● Exercise instructions
Within the listing below, locate all lines containing the word "script". Copy each one.
# START OF Listed records
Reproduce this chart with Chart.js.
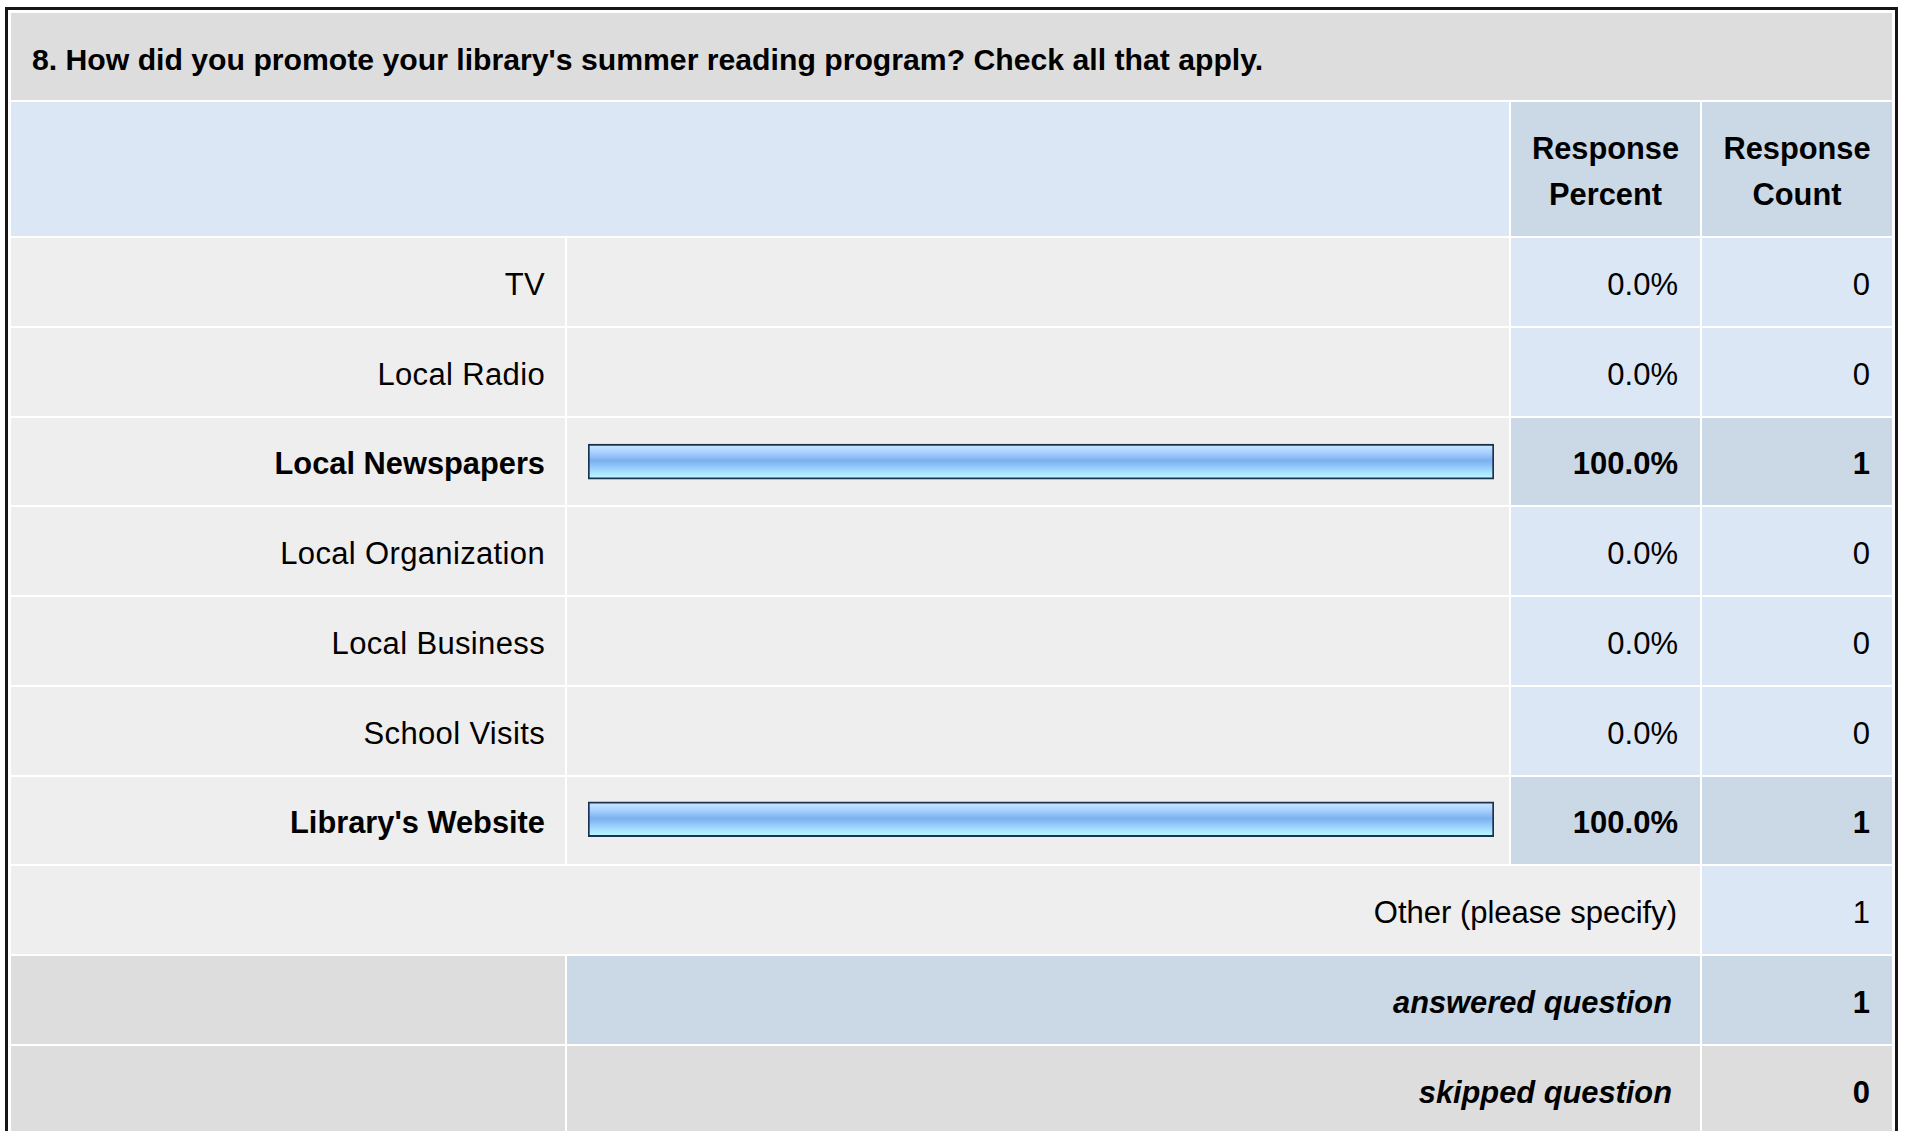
<!DOCTYPE html>
<html>
<head>
<meta charset="utf-8">
<script src="https://cdn.jsdelivr.net/npm/chart.js"></script>
<style>
  html, body { margin: 0; padding: 0; background: #fff; overflow: hidden; }
  body { width: 1913px; height: 1131px; position: relative; font-family: "Liberation Sans", Arial, sans-serif; font-size: 31px; color: #000; }
  #box { position: absolute; left: 5px; top: 7px; border: 3px solid #161616; padding: 1px; background: #fff; }
  table { border-collapse: separate; border-spacing: 2px; table-layout: fixed; width: 1885px; }
  td { padding: 0; vertical-align: middle; overflow: hidden; white-space: nowrap; }
  td > span { position: relative; top: 3px; }
  tr.title td { height: 87px; background: #dddddd; font-weight: bold; font-size: 30.2px; padding-left: 21px; }
  tr.head td { height: 134px; background: #dce7f5; }
  tr.head td.hd { background: #cbd8e6; font-weight: bold; font-size: 30.8px; text-align: center; white-space: normal; line-height: 46px; }
  tr.row td { height: 87.75px; }
  td.lab { background: #eeeeee; text-align: right; padding-right: 20px; letter-spacing: 0.35px; }
  td.bar { background: #eeeeee; }
  td.num { background: #dce7f5; text-align: right; padding-right: 22px; }
  tr.hi td.num { background: #cbd8e6; font-weight: bold; }
  tr.hi td.lab { font-weight: bold; font-size: 30.8px; letter-spacing: 0; }
  td.gray { background: #dddddd; }
  td.sum { text-align: right; padding-right: 28px; font-weight: bold; font-style: italic; font-size: 30.8px; }
  td.blue2 { background: #cbd8e6; }
  #chartWrap { position: absolute; }
</style>
</head>
<body>
<div id="box">
  <table id="tbl">
    <colgroup>
      <col style="width:554px"><col style="width:942px"><col style="width:189px"><col style="width:190px">
    </colgroup>
    <tbody id="tb"></tbody>
  </table>
</div>
<div id="chartWrap"><canvas id="barChart"></canvas></div>

<script>
// question text and answer choices
const question = "8. How did you promote your library's summer reading program? Check all that apply.";
const categories = [
    "TV", "Local Radio", "Local Newspapers", "Local Organization",
    "Local Business", "School Visits", "Library's Website"
];
const responsePercent = [0, 0, 100, 0, 0, 0, 100];
const responseCount = [0, 0, 1, 0, 0, 0, 1];
const otherLabel = "Other (please specify)";
const otherCount = 1;
const answeredCount = 1;
const skippedCount = 0;

// build the table
const tb = document.getElementById("tb");
const sp = (t) => "<span>" + t + "</span>";
let html = "";
html += '<tr class="title"><td colspan="4">' + sp(question.replace(/'/g, "&#39;")) + '</td></tr>';
html += '<tr class="head"><td colspan="2"></td><td class="hd">' + sp("Response<br>Percent") + '</td><td class="hd">' + sp("Response<br>Count") + '</td></tr>';
categories.forEach((c, i) => {
    const hi = responseCount[i] > 0 ? " hi" : "";
    html += '<tr class="row' + hi + '"><td class="lab">' + sp(c) + '</td><td class="bar"></td>' +
        '<td class="num">' + sp(responsePercent[i].toFixed(1) + '%') + '</td><td class="num">' + sp(responseCount[i]) + '</td></tr>';
});
html += '<tr class="row"><td class="lab" colspan="3" style="padding-right:23px;letter-spacing:0">' + sp(otherLabel) + '</td><td class="num">' + sp(otherCount) + '</td></tr>';
html += '<tr class="row"><td class="gray"></td><td class="sum blue2" colspan="2">' + sp("answered question") + '</td><td class="num blue2" style="font-weight:bold">' + sp(answeredCount) + '</td></tr>';
html += '<tr class="row"><td class="gray"></td><td class="sum gray" colspan="2">' + sp("skipped question") + '</td><td class="num gray" style="font-weight:bold">' + sp(skippedCount) + '</td></tr>';
tb.innerHTML = html;

// place the chart over the bar column
const barCells = document.querySelectorAll("td.bar");
const r0 = barCells[0].getBoundingClientRect();
const r1 = barCells[barCells.length - 1].getBoundingClientRect();
const padL = 21, padR = 15;
const wrap = document.getElementById("chartWrap");
const cw = Math.round(r0.width - padL - padR);
const ch = Math.round(r1.bottom - r0.top);
wrap.style.left = (r0.left + padL) + "px";
wrap.style.top = r0.top + "px";
wrap.style.width = cw + "px";
wrap.style.height = ch + "px";
const canvas = document.getElementById("barChart");
canvas.width = cw;
canvas.height = ch;

const barH = 35;
function barFill(context) {
    if (!(responsePercent[context.dataIndex] > 0)) return "rgba(0,0,0,0)";
    const chart = context.chart;
    const yScale = chart.scales.y;
    const y = yScale ? yScale.getPixelForValue(context.dataIndex) : NaN;
    if (!isFinite(y)) return "#8fc0f5";
    const g = chart.ctx.createLinearGradient(0, y - barH / 2, 0, y + barH / 2);
    g.addColorStop(0, "#d2e9ff");
    g.addColorStop(0.25, "#a6d0ff");
    g.addColorStop(0.47, "#7cb0ee");
    g.addColorStop(0.58, "#88bff6");
    g.addColorStop(0.8, "#a8e0ff");
    g.addColorStop(1, "#bcffff");
    return g;
}

const chart = new Chart(canvas.getContext("2d"), {
    type: "bar",
    data: {
        labels: categories,
        datasets: [{
            data: responsePercent,
            backgroundColor: barFill,
            borderColor: "#1b3150",
            borderWidth: (ctx) => (responsePercent[ctx.dataIndex] > 0 ? 2 : 0),
            borderSkipped: false,
            barThickness: barH
        }]
    },
    options: {
        indexAxis: "y",
        responsive: false,
        animation: false,
        devicePixelRatio: 1,
        layout: { padding: 0 },
        plugins: { legend: { display: false }, tooltip: { enabled: false } },
        scales: {
            x: { display: false, min: 0, max: 100 },
            y: { display: false }
        }
    }
});
chart.update();
</script>
</body>
</html>
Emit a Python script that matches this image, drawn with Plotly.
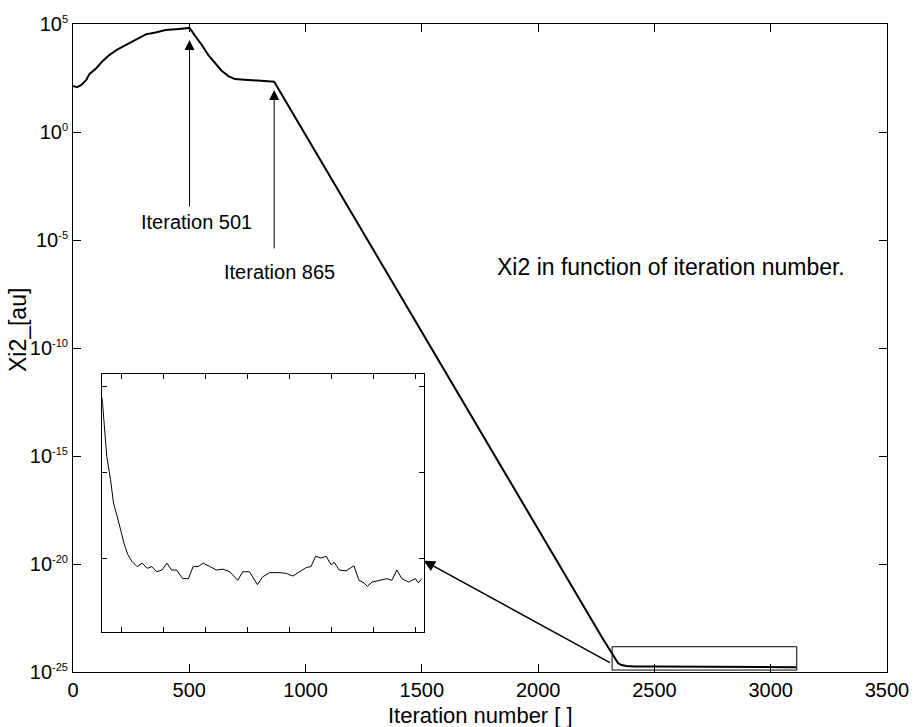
# END OF Listed records
● Answer to this exercise
<script src="https://cdn.jsdelivr.net/npm/chart.js"></script>
<script>
</script>
Emit a Python script that matches this image, drawn with Plotly.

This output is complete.